Investment in the state-of-the-art training facility, while welcome, does little to reduce their ire. While it may produce long-term results, many fans are only interested in short-term gains. If the ownership is not willing to invest heavily in improving the current squad then some tifosi will be left dissatisfied. In Italian football, you are lucky if you can please a handful of people, even just some of the time.
At the heart of the conundrum is the age-old question – what do fans expect of an owner and what does an owner expect of fans? Most supporters want someone with deep pockets who spends heavily and speaks only sporadically. That was never going to be Rocco Commisso’s way.

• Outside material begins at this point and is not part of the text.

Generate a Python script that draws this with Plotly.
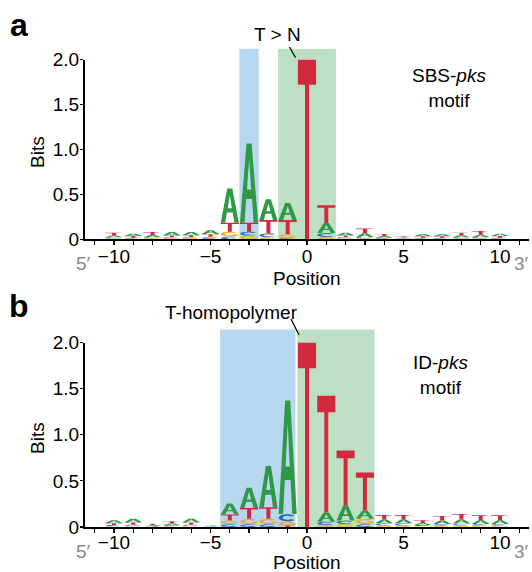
import numpy as np
import plotly.graph_objects as go

# ---------------- data ----------------
positions = list(range(-10, 11))
x_ticks = [-10, -5, 0, 5, 10]
x_tick_text = ["\u221210", "\u22125", "0", "5", "10"]
y_ticks = [0, 0.5, 1.0, 1.5, 2.0]
y_tick_text = ["0", "0.5", "1.0", "1.5", "2.0"]

# Panel a: SBS-pks motif (bits), positions -10..10
sbs_A = [0.020, 0.025, 0.025, 0.040, 0.036, 0.045, 0.380, 0.880, 0.230, 0.190, 0.0,
         0.110, 0.032, 0.045, 0.018, 0.009, 0.023, 0.022, 0.022, 0.030, 0.027]
sbs_C = [0.012, 0.010, 0.012, 0.012, 0.012, 0.012, 0.030, 0.045, 0.047, 0.012, 0.0,
         0.045, 0.012, 0.012, 0.010, 0.006, 0.010, 0.010, 0.012, 0.012, 0.010]
sbs_G = [0.010, 0.008, 0.010, 0.010, 0.010, 0.015, 0.055, 0.040, 0.020, 0.043, 0.0,
         0.025, 0.010, 0.010, 0.008, 0.005, 0.008, 0.008, 0.010, 0.010, 0.008]
sbs_T = [0.030, 0.018, 0.033, 0.020, 0.022, 0.030, 0.100, 0.100, 0.148, 0.160, 2.0,
         0.200, 0.020, 0.052, 0.023, 0.011, 0.015, 0.016, 0.030, 0.041, 0.018]

# Panel b: ID-pks motif (bits), positions -10..10
id_A = [0.030, 0.040, 0.010, 0.020, 0.040, 0.006, 0.120, 0.220, 0.445, 1.230, 0.0,
        0.100, 0.160, 0.090, 0.040, 0.040, 0.020, 0.038, 0.045, 0.040, 0.040]
id_C = [0.012, 0.015, 0.006, 0.010, 0.015, 0.005, 0.030, 0.030, 0.030, 0.080, 0.0,
        0.037, 0.040, 0.030, 0.025, 0.025, 0.013, 0.020, 0.022, 0.020, 0.020]
id_G = [0.010, 0.010, 0.005, 0.008, 0.010, 0.004, 0.040, 0.060, 0.060, 0.045, 0.0,
        0.020, 0.030, 0.060, 0.015, 0.015, 0.010, 0.012, 0.015, 0.013, 0.013]
id_T = [0.020, 0.025, 0.015, 0.025, 0.025, 0.008, 0.065, 0.115, 0.125, 0.015, 2.0,
        1.265, 0.600, 0.410, 0.050, 0.050, 0.030, 0.050, 0.058, 0.055, 0.055]

sbs_blue = [-3.5, -2.5]
sbs_green = [-1.5, 1.5]
id_blue = [-4.5, -0.6]
id_green = [-0.5, 3.5]
sbs_shade_top = 2.12
id_shade_top = 2.14

# ---------------- styling ----------------
bases = ["A", "C", "G", "T"]
colors = {"A": "#2f9a45", "C": "#2f6db5", "G": "#f2a922", "T": "#d4283c"}
BLUE_SHADE = "#b7d6ef"
GREEN_SHADE = "#bde0c4"
FONT = "Liberation Sans, Arial, Helvetica, sans-serif"
LETTER_W = 0.94


def arc(cx, cy, rx, ry, a0, a1, n=22):
    t = np.radians(np.linspace(a0, a1, n))
    return list(zip(cx + rx * np.cos(t), cy + ry * np.sin(t)))


GLYPHS = {
    "A": [
        [(0, 0), (0.36, 1), (0.64, 1), (1, 0), (0.75, 0), (0.66, 0.30), (0.34, 0.30), (0.25, 0)],
        [(0.385, 0.42), (0.615, 0.42), (0.5, 0.80)],
    ],
    "T": [
        [(0, 1), (1, 1), (1, 0.86), (0.61, 0.86), (0.61, 0), (0.39, 0), (0.39, 0.86), (0, 0.86)],
    ],
    "C": [
        arc(0.5, 0.5, 0.5, 0.5, 40, 320) + arc(0.5, 0.5, 0.28, 0.28, 320, 40),
    ],
    "G": [
        arc(0.5, 0.5, 0.5, 0.5, 40, 360) + [(1.0, 0.5), (0.55, 0.5), (0.55, 0.38), (0.78, 0.38)]
        + arc(0.5, 0.5, 0.28, 0.28, 330, 40),
    ],
}


def logo_traces(values, xa, ya):
    xs = {b: [] for b in bases}
    ys = {b: [] for b in bases}
    for i, p in enumerate(positions):
        stack = sorted([(values[b][i], b) for b in bases])
        y0 = 0.0
        for h, b in stack:
            if h <= 0:
                continue
            for ring in GLYPHS[b]:
                for (u, v) in ring:
                    xs[b].append(p + (u - 0.5) * LETTER_W)
                    ys[b].append(y0 + v * h)
                xs[b].append(None)
                ys[b].append(None)
            y0 += h
    out = []
    for b in bases:
        out.append(go.Scatter(
            x=xs[b], y=ys[b], mode="lines", fill="toself",
            fillcolor=colors[b], line=dict(width=0, color=colors[b]),
            xaxis=xa, yaxis=ya, hoverinfo="skip", showlegend=False,
        ))
    return out


fig = go.Figure()
for tr in logo_traces({"A": sbs_A, "C": sbs_C, "G": sbs_G, "T": sbs_T}, "x", "y"):
    fig.add_trace(tr)
for tr in logo_traces({"A": id_A, "C": id_C, "G": id_G, "T": id_T}, "x2", "y2"):
    fig.add_trace(tr)

# page pixels (body margin removed via post_script below)
W, H = 532, 572
ML, MR = 85, 3
PW = W - ML - MR


def px(x):
    return (x - ML) / PW


def py(y):
    return 1 - y / H


dom_a = [py(239.3), py(59.5)]
dom_b = [py(527.0), py(342.5)]

shapes = []
for xref, yref, rng, top, col in [
    ("x", "y domain", sbs_blue, sbs_shade_top, BLUE_SHADE),
    ("x", "y domain", sbs_green, sbs_shade_top, GREEN_SHADE),
    ("x2", "y2 domain", id_blue, id_shade_top, BLUE_SHADE),
    ("x2", "y2 domain", id_green, id_shade_top, GREEN_SHADE),
]:
    shapes.append(dict(type="rect", xref=xref, yref=yref, x0=rng[0], x1=rng[1],
                       y0=0, y1=top / 2.0, fillcolor=col, line=dict(width=0), layer="below"))

# annotation leader lines
shapes.append(dict(type="line", xref="paper", yref="paper", x0=px(289.5), y0=py(47.0),
                   x1=px(295.5), y1=py(57.5), line=dict(color="black", width=1.3)))
shapes.append(dict(type="line", xref="paper", yref="paper", x0=px(291.0), y0=py(319.0),
                   x1=px(299.0), y1=py(335.0), line=dict(color="black", width=1.3)))

ann = []


def add_text(x, y, text, size=19, color="black", angle=0):
    ann.append(dict(x=px(x), y=py(y), xref="paper", yref="paper", text=text,
                    showarrow=False, xanchor="center", yanchor="middle",
                    textangle=angle,
                    font=dict(size=size, color=color, family=FONT)))


add_text(19, 25, "<b>a</b>", size=32)
add_text(277, 34, "T > N")
add_text(449, 88, "SBS-<i>pks</i><br>motif")
add_text(37, 152, "Bits", angle=-90)
add_text(307, 278, "Position")
add_text(83, 263, "5\u2032", color="#8a8a8a")
add_text(521, 263, "3\u2032", color="#8a8a8a")

add_text(19, 306, "<b>b</b>", size=32)
add_text(231, 312, "T-homopolymer")
add_text(440, 375, "ID-<i>pks</i><br>motif")
add_text(37, 438, "Bits", angle=-90)
add_text(307, 562, "Position")
add_text(83, 551, "5\u2032", color="#8a8a8a")
add_text(521, 551, "3\u2032", color="#8a8a8a")


def xaxis_cfg(anchor, standoff):
    return dict(
        range=[-11.5, 11.5], domain=[0, 1], anchor=anchor,
        showline=True, linecolor="black", linewidth=2,
        ticks="outside", ticklen=4, tickwidth=1.2, tickcolor="black",
        tickvals=x_ticks, ticktext=x_tick_text, ticklabelstandoff=standoff,
        tickfont=dict(size=19, family=FONT, color="black"),
        minor=dict(tickmode="linear", tick0=0, dtick=1, ticks="outside",
                   ticklen=4, tickwidth=1.2, tickcolor="black"),
        showgrid=False, zeroline=False, fixedrange=True, automargin=False,
    )


def yaxis_cfg(anchor, dom):
    return dict(
        range=[0, 2.0], domain=dom, anchor=anchor,
        showline=True, linecolor="black", linewidth=2,
        ticks="outside", ticklen=3, tickwidth=1.2, tickcolor="black",
        tickvals=y_ticks, ticktext=y_tick_text, ticklabelstandoff=-3,
        tickfont=dict(size=19, family=FONT, color="black"),
        showgrid=False, zeroline=False, fixedrange=True, automargin=False,
    )


fig.update_layout(
    width=W, height=H,
    margin=dict(l=ML, r=MR, t=0, b=0),
    paper_bgcolor="white", plot_bgcolor="rgba(0,0,0,0)",
    xaxis=xaxis_cfg("y", -5), yaxis=yaxis_cfg("x", dom_a),
    xaxis2=xaxis_cfg("y2", -7), yaxis2=yaxis_cfg("x2", dom_b),
    shapes=shapes, annotations=ann, showlegend=False,
    font=dict(family=FONT, size=19, color="black"),
)

fig.write_html("out.html",
               config={"displayModeBar": False, "staticPlot": True},
               post_script="document.body.style.margin='0px';document.body.style.overflow='hidden';")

For his part, he appears frustrated by a perceived lack of gratitude for what he has done for the club alongside the slow-moving nature of Italian bureaucracy. After a few false starts, he has delivered a Fiorentina team capable of qualifying for Europe and recently managed to renew the contract of exciting coach Vincenzo Italiano. That ought to deflect some criticism, but it can’t make him immune to it.
The Viola President does appear to be particularly thin-skinned when it comes to the barbs that Florentines are renowned for being good at dishing out. If you can’t take the heat of Serie A, though, you might be better off out of the kitchen where they grill the steaks the city is famous for. If he has had enough of the snide comments, you could understand that an offer from the Middle East would be sorely tempting.
However, it would be a shame to give up the ghost right now. Fiorentina finally appear to be heading in a good direction with a clear vision of their play and some entertaining stuff produced – regardless of the personnel. Now that the coaching situation has been sorted, they should also be able to start acting on the transfer market. It is impressive how quickly yesterday’s hero can be forgotten if you provide a new one for fans to adore. As Lorenzo Venuti more prosaically put it – when the Pope dies, they make another.
Non ti curar di lor, ma guarda e passa (Ignore them and keep going) might have been the advice to Commisso from a Florentine of many centuries ago – Dante Alighieri. And, from a fans’ point of view, is there really any certainty that selling your soul to the Saudis would be a better alternative to what is currently in place? They might be more inclined to spend, but that would surely come with a price. The club would have gone from Florence-born Vittorio Cecchi Gori to the brothers from the nearby Marche region to an Italian-American and beyond. Does it matter that your owner has a link to the club they are buying? That is a lengthy debate for another article.
What is not in doubt – at least for the time being – is that the club and its ownership have to try to find a way to work together that provides them both with the successes they crave. After managing to get a coach in place who actually produces a brand of football that spectators can enjoy, it would be a shame to throw it all away and start again. A few wins at the start of the new season would probably dispel the doom and gloom that the summer has brought so far. A few setbacks, however, and it might have everyone scrambling for a Saudi Arabian phonebook.